_Exercise brief:_
Report only the number of lines in the records that contain the word "matplotlib".

------ Record extracts

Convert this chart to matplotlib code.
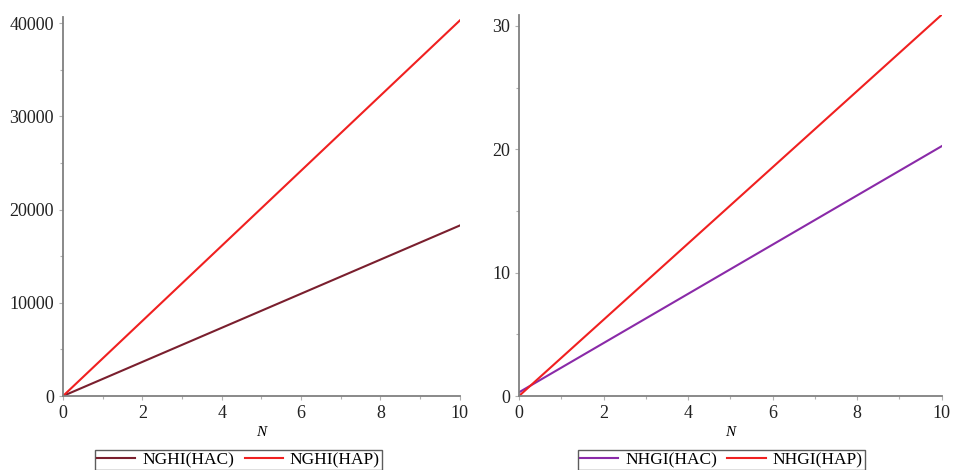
import matplotlib
matplotlib.use("Agg")
import matplotlib.pyplot as plt
from matplotlib.ticker import MultipleLocator

plt.rcParams["font.family"] = ["Liberation Serif", "DejaVu Serif"]

# data
n = [0, 2, 4, 6, 8, 10]
nghi_hac = [0, 3660, 7320, 10980, 14640, 18300]
nghi_hap = [0, 8060, 16120, 24180, 32240, 40300]
nhgi_hac = [0.3, 4.29, 8.28, 12.27, 16.26, 20.25]
nhgi_hap = [0, 6.18, 12.36, 18.54, 24.72, 30.9]

fig = plt.figure(figsize=(9.54, 4.7), dpi=100)
ax1 = fig.add_axes([0.066, 0.1574, 0.416, 0.806])
ax2 = fig.add_axes([0.544, 0.1574, 0.443, 0.811])


def style(ax):
    for s in ["top", "right"]:
        ax.spines[s].set_visible(False)
    for s in ["left", "bottom"]:
        ax.spines[s].set_color("#808080")
        ax.spines[s].set_linewidth(1.3)
    ax.tick_params(which="both", colors="#b0b0b0", labelcolor="#222222",
                   labelsize=13, length=3, width=0.8)
    ax.tick_params(which="minor", length=2)
    ax.xaxis.set_major_locator(MultipleLocator(2))
    ax.xaxis.set_minor_locator(MultipleLocator(1))
    ax.set_xlim(0, 10)
    ax.set_xlabel("N", fontstyle="italic", fontsize=11, labelpad=3)


ax1.plot(n, nghi_hac, color="#7a1f2e", lw=1.5, label="NGHI(HAC)")
ax1.plot(n, nghi_hap, color="#f02020", lw=1.5, label="NGHI(HAP)")
style(ax1)
ax1.set_ylim(0, 40650)
ax1.yaxis.set_major_locator(MultipleLocator(10000))
ax1.yaxis.set_minor_locator(MultipleLocator(5000))

ax2.plot(n, nhgi_hac, color="#8a2aa8", lw=1.5, label="NHGI(HAC)")
ax2.plot(n, nhgi_hap, color="#f02020", lw=1.5, label="NHGI(HAP)")
style(ax2)
ax2.set_ylim(0, 30.9)
ax2.yaxis.set_major_locator(MultipleLocator(10))
ax2.yaxis.set_minor_locator(MultipleLocator(5))

for ax, cx in ((ax1, 0.25), (ax2, 0.756)):
    leg = ax.legend(loc="upper center", bbox_to_anchor=(cx, 0.0426),
                    bbox_transform=fig.transFigure, ncol=2,
                    frameon=True, fancybox=False, fontsize=12.5, handlelength=2.2,
                    columnspacing=0.6, handletextpad=0.4, borderpad=0.12,
                    borderaxespad=0)
    leg.get_frame().set_edgecolor("#333333")
    leg.get_frame().set_linewidth(1.0)

fig.savefig("out.png", dpi=100)
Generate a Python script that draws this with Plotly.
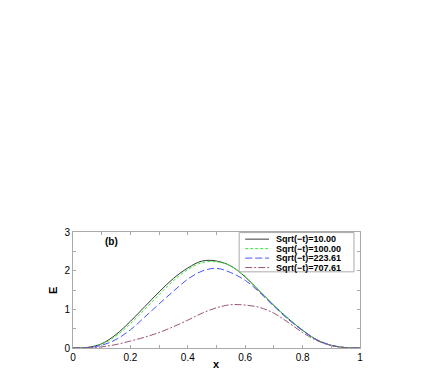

------------

_Finished task:_
5